At the College, James N. Galloway, Associate Dean for the Sciences and Sidman P. Poole Professor of Environmental Sciences, has spent more than three decades measuring chemicals in the environment and observing their effects on flora and fauna, river and ocean, air and atmosphere. While other scientists have famously explained the influence of carbon on nature, Galloway primarily studies nitrogen and its effects on the planet’s delicate ecosystems. In its inert state, nitrogen is a vital element for all living organisms, responsible for forming DNA, enzymes, amino acids and proteins. However, humans have significantly raised the levels of environmentally damaging reactive nitrogen through our use of nitrogen-based fertilizers and our burning of fossil fuels for transportation and heating. “Reactive nitrogen is accumulating in the environment,” Galloway says. “And every year the problem gets much worse.”
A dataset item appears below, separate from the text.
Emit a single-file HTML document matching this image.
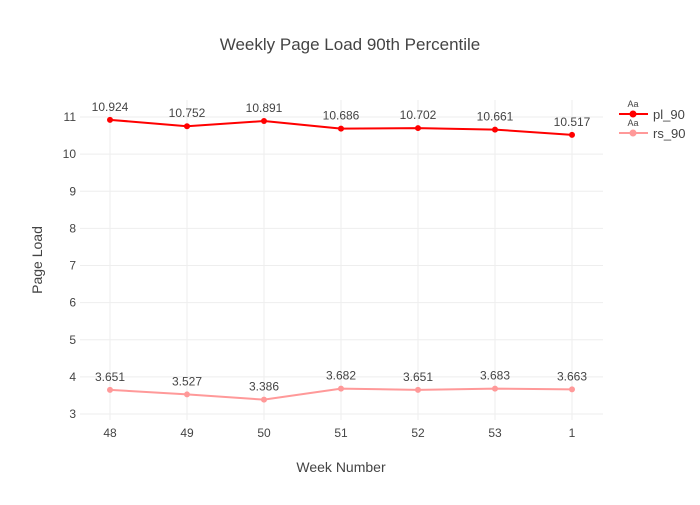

A leader in international efforts to raise awareness about reactive nitrogen’s harmful effects, Galloway was the first scientist to articulate and explain the “nitrogen cascade,” a description of the element’s sequential effects. His contributions were recognized when he was honored as a co-winner of the 2008 Tyler Prize for Environmental Achievement, one of the highest awards for work in environmental science, energy and environmental health.

“Jim is a pioneer in looking at the nitrogen cycle of the Earth and how it’s changed,” says Ellis Cowling, a distinguished professor-at-large at North Carolina State University and one of Galloway’s mentors. “[Creating] awareness of nitrogen pollution and its multi-faceted effects in all sorts of ecosystems is his major contribution.”

In a May 2008 article published in Science magazine, Galloway and his colleagues proposed several strategies that might decrease the human impact on the Earth’s nitrogen cycle, including greater control of nitrous oxide emissions from fossil fuel combustion; world-wide improvements in sewage treatments to convert reactive nitrogen back to inert nitrogen; and increasing plant and animal uptake of reactive nitrogen through improved agricultural practices. Additionally, Galloway and others are advocating greater equality in distribution of nitrogen-based fertilizer to regions that can’t grow enough food for their people, including Africa and Latin America.

For his entire academic career, he has been attempting to convey his specialized knowledge to colleagues, students and the general public. It’s a “constant challenge to translate what scientist know into words,” Galloway says, but he’s committed to educate people—from U.Va. students and grade-school kids at summer camp to international policy leaders—about the human impact on the Earth’s nitrogen cycle.

If the teaching has taken on a kind of urgency for Galloway, it may be because the more he understands the process of nitrogen pollution, the more he recognizes the exponential growth of the problem, along with the diminishing amount of time we have left to solve it.